::: Stored data :::

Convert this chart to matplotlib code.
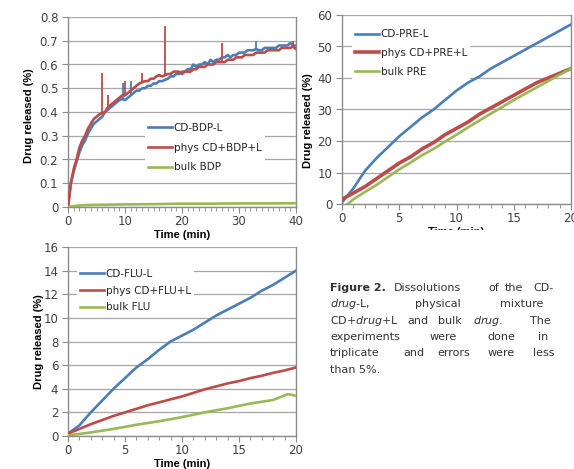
import numpy as np
import matplotlib
matplotlib.use("Agg")
import matplotlib.pyplot as plt
from matplotlib.patches import Rectangle
from matplotlib.ticker import MultipleLocator

BLUE = "#4a7ebb"
RED = "#be4b48"
GREEN = "#98b954"
GRID = "#a6a6a6"
FRAME = "#8c8c8c"
TXT = "#404040"

# ---- BDP (top left), sampled every 0.5 min ----
bdp_t = np.arange(0, 40.5, 0.5)
bdp_cd = [0.0, 0.10, 0.15, 0.19, 0.23, 0.26, 0.28, 0.31, 0.33, 0.35, 0.36, 0.37, 0.38,
          0.40, 0.41, 0.42, 0.43, 0.44, 0.45, 0.455, 0.45, 0.46, 0.47, 0.48, 0.49, 0.49,
          0.50, 0.50, 0.51, 0.51, 0.52, 0.52, 0.53, 0.53, 0.535, 0.54, 0.55, 0.55, 0.56,
          0.56, 0.57, 0.57, 0.58, 0.58, 0.60, 0.59, 0.60, 0.60, 0.61, 0.60, 0.62, 0.61,
          0.62, 0.62, 0.63, 0.63, 0.64, 0.63, 0.64, 0.64, 0.65, 0.65, 0.65, 0.66, 0.66,
          0.66, 0.665, 0.66, 0.66, 0.67, 0.67, 0.67, 0.67, 0.67, 0.68, 0.68, 0.68, 0.68,
          0.69, 0.68, 0.68]
bdp_phys = [0.0, 0.10, 0.16, 0.20, 0.25, 0.28, 0.30, 0.33, 0.35, 0.37, 0.38, 0.39, 0.395,
            0.40, 0.42, 0.43, 0.44, 0.45, 0.46, 0.47, 0.47, 0.48, 0.49, 0.50, 0.51, 0.52,
            0.525, 0.53, 0.53, 0.54, 0.54, 0.55, 0.555, 0.55, 0.555, 0.56, 0.56, 0.57, 0.57,
            0.57, 0.56, 0.57, 0.57, 0.57, 0.58, 0.58, 0.59, 0.59, 0.59, 0.60, 0.60, 0.60,
            0.61, 0.61, 0.61, 0.61, 0.62, 0.62, 0.62, 0.63, 0.63, 0.63, 0.64, 0.64, 0.64,
            0.64, 0.65, 0.65, 0.65, 0.65, 0.66, 0.66, 0.66, 0.66, 0.66, 0.67, 0.67, 0.67,
            0.67, 0.675, 0.665]
bdp_bulk_t = [0, 1, 2, 3, 5, 10, 15, 20, 25, 30, 35, 40]
bdp_bulk = [0.0, 0.004, 0.006, 0.008, 0.009, 0.011, 0.012, 0.014, 0.014, 0.015, 0.015, 0.016]
# narrow spikes: time, base, peak
cd_spike_t = [9.6, 11.1, 25.2, 33.0]
cd_spike_base = [0.455, 0.47, 0.61, 0.66]
cd_spike_top = [0.52, 0.53, 0.62, 0.70]
phys_spike_t = [6.0, 7.1, 10.0, 13.0, 17.0, 27.0, 39.5]
phys_spike_base = [0.39, 0.42, 0.47, 0.52, 0.56, 0.61, 0.67]
phys_spike_top = [0.565, 0.47, 0.53, 0.565, 0.76, 0.69, 0.70]

# ---- PRE (top right) ----
pre_t = np.arange(0, 21, 1)
pre_cd = [0.5, 5, 10.5, 14.5, 18, 21.5, 24.5, 27.5, 30, 33, 36, 38.5, 40.5, 43, 45,
          47, 49, 51, 53, 55, 57]
pre_phys = [1.5, 3.5, 5.5, 8, 10.5, 13, 15, 17.5, 19.5, 22, 24, 26, 28.5, 30.5, 32.5,
            34.5, 36.5, 38.5, 40, 41.5, 43]
pre_bulk_t = [0.5, 1, 2, 3, 4, 5, 6, 7, 8, 9, 10, 11, 12, 13, 14, 15, 16, 17, 18, 19, 20]
pre_bulk = [0, 1.5, 3.8, 6, 8.5, 11, 13.2, 15.5, 17.5, 19.8, 22, 24.3, 26.5, 28.7, 30.8,
            33, 35, 37, 39, 41, 43]

# ---- FLU (bottom left) ----
flu_t = np.arange(0, 21, 1)
flu_cd = [0.2, 0.9, 2.0, 3.0, 4.0, 4.9, 5.8, 6.5, 7.3, 8.0, 8.5, 9.0, 9.6, 10.2, 10.7,
          11.2, 11.7, 12.3, 12.8, 13.4, 14.0]
flu_phys = [0.2, 0.6, 1.0, 1.35, 1.7, 2.0, 2.3, 2.6, 2.85, 3.1, 3.35, 3.65, 3.95, 4.2,
            4.45, 4.65, 4.9, 5.1, 5.35, 5.55, 5.8]
flu_bulk_t = [0, 2, 4, 6, 8, 10, 12, 14, 16, 18, 19.3, 20]
flu_bulk = [0.05, 0.3, 0.6, 0.95, 1.25, 1.6, 2.0, 2.35, 2.75, 3.05, 3.55, 3.4]

fig = plt.figure(figsize=(5.74, 4.69), dpi=100)
W, H = 574, 469


def make_axes(l, r, t, b):
    return fig.add_axes([l / W, 1 - b / H, (r - l) / W, (b - t) / H])


def style(ax, xmax, ymax, ystep, fmt):
    ax.set_xlim(0, xmax)
    ax.set_ylim(0, ymax)
    ax.xaxis.set_major_locator(MultipleLocator(xmax / 4))
    ax.xaxis.set_minor_locator(MultipleLocator(1))
    ax.yaxis.set_major_locator(MultipleLocator(ystep))
    ax.yaxis.set_major_formatter(fmt)
    ax.grid(axis="y", color=GRID, lw=0.9)
    ax.set_axisbelow(True)
    for s in ax.spines.values():
        s.set_color(FRAME)
        s.set_linewidth(1.0)
    ax.spines["top"].set_visible(False)
    ax.tick_params(which="both", direction="out", color=FRAME, labelsize=8.5,
                   labelcolor=TXT, top=False, right=False)
    ax.tick_params(which="major", length=4, pad=3)
    ax.tick_params(axis="x", which="major", pad=2)
    ax.tick_params(which="minor", length=3)
    ax.tick_params(axis="y", which="minor", left=False)


def labels(ax, ylx, yly, xly, xlx=0.5):
    ax.set_ylabel("Drug released (%)", fontsize=8, fontweight="bold",
                  family="Liberation Sans", color="black")
    ax.yaxis.set_label_coords(ylx, yly)
    ax.set_xlabel("Time (min)", fontsize=8, fontweight="bold",
                  family="Liberation Sans", color="black")
    ax.xaxis.set_label_coords(xlx, xly)


def legend(ax, x, y, spacing):
    leg = ax.legend(loc="upper left", bbox_to_anchor=(x, y), frameon=True,
                    facecolor="white", edgecolor="none", framealpha=1,
                    handlelength=2.3, handletextpad=0.15,
                    labelspacing=spacing, borderpad=0.3, borderaxespad=0,
                    prop={"family": "DejaVu Sans", "size": 7.5})
    for t in leg.get_texts():
        t.set_color("#262626")


lw = 1.9

# top left
ax1 = make_axes(68, 296, 17, 207)
style(ax1, 40, 0.8, 0.1, lambda v, p: "0" if v == 0 else f"{v:.1f}")
ax1.plot(bdp_t, bdp_cd, color=BLUE, lw=lw, label="CD-BDP-L", zorder=3)
ax1.vlines(cd_spike_t, cd_spike_base, cd_spike_top, color=BLUE, lw=1.3, zorder=3)
ax1.plot(bdp_t, bdp_phys, color=RED, lw=lw, label="phys CD+BDP+L", zorder=4)
ax1.vlines(phys_spike_t, phys_spike_base, phys_spike_top, color=RED, lw=1.3, zorder=4)
ax1.plot(bdp_bulk_t, bdp_bulk, color=GREEN, lw=lw, label="bulk BDP", zorder=5)
labels(ax1, -0.149, 0.48, -0.12)
legend(ax1, 0.338, 0.458, 0.93)

# top right
ax2 = make_axes(342, 571, 15, 204)
style(ax2, 20, 60, 10, lambda v, p: f"{v:.0f}")
ax2.plot(pre_t, pre_cd, color=BLUE, lw=lw, label="CD-PRE-L", zorder=3)
ax2.plot(pre_t, pre_phys, color=RED, lw=2.6, label="phys CD+PRE+L", zorder=4)
ax2.plot(pre_bulk_t, pre_bulk, color=GREEN, lw=lw, label="bulk PRE", zorder=5)
labels(ax2, -0.127, 0.44, -0.12)
legend(ax2, 0.044, 0.94, 0.82)

# bottom left
ax3 = make_axes(68, 296, 247, 436)
style(ax3, 20, 16, 2, lambda v, p: f"{v:.0f}")
ax3.plot(flu_t, flu_cd, color=BLUE, lw=lw, label="CD-FLU-L", zorder=3)
ax3.plot(flu_t, flu_phys, color=RED, lw=lw, label="phys CD+FLU+L", zorder=4)
ax3.plot(flu_bulk_t, flu_bulk, color=GREEN, lw=lw, label="bulk FLU", zorder=5)
labels(ax3, -0.105, 0.50, -0.12)
legend(ax3, 0.039, 0.90, 0.63)

# the top right chart is cut off just under its axis title
fig.patches.append(Rectangle((300 / W, 1 - 262 / H), 274 / W, 32 / H,
                             transform=fig.transFigure, color="white", zorder=10))

# caption, word by word to mimic the justified block
cap_font = dict(family="DejaVu Sans", fontsize=8, color="#333333", va="baseline")
lines = [
    (291, [("Figure 2.", 330, "bold"), ("Dissolutions", 394, "normal"),
           ("of", 488, "normal"), ("the", 505, "normal"), ("CD-", 533, "normal")]),
    (307, [(r"$\mathit{drug}$-L,", 330, "normal"), ("physical", 415, "normal"),
           ("mixture", 500, "normal")]),
    (324, [(r"CD+$\mathit{drug}$+L", 330, "normal"), ("and", 407, "normal"),
           ("bulk", 438, "normal"), (r"$\mathit{drug}$.", 473, "normal"),
           ("The", 530, "normal")]),
    (340, [("experiments", 330, "normal"), ("were", 430, "normal"),
           ("done", 487, "normal"), ("in", 538, "normal")]),
    (356, [("triplicate", 330, "normal"), ("and", 403, "normal"),
           ("errors", 437, "normal"), ("were", 488, "normal"), ("less", 533, "normal")]),
    (373, [("than 5%.", 330, "normal")]),
]
for y, words in lines:
    for w, x, weight in words:
        fig.text(x / W, 1 - y / H, w, fontweight=weight, **cap_font)

fig.savefig("out.png", dpi=100)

:::

Please extract exactly the lines of the data, from the first through the line containing "from matplotlib.ticker import MultipleLocator", and add no pictures to the copy.

Convert this chart to matplotlib code.
import numpy as np
import matplotlib
matplotlib.use("Agg")
import matplotlib.pyplot as plt
from matplotlib.patches import Rectangle
from matplotlib.ticker import MultipleLocator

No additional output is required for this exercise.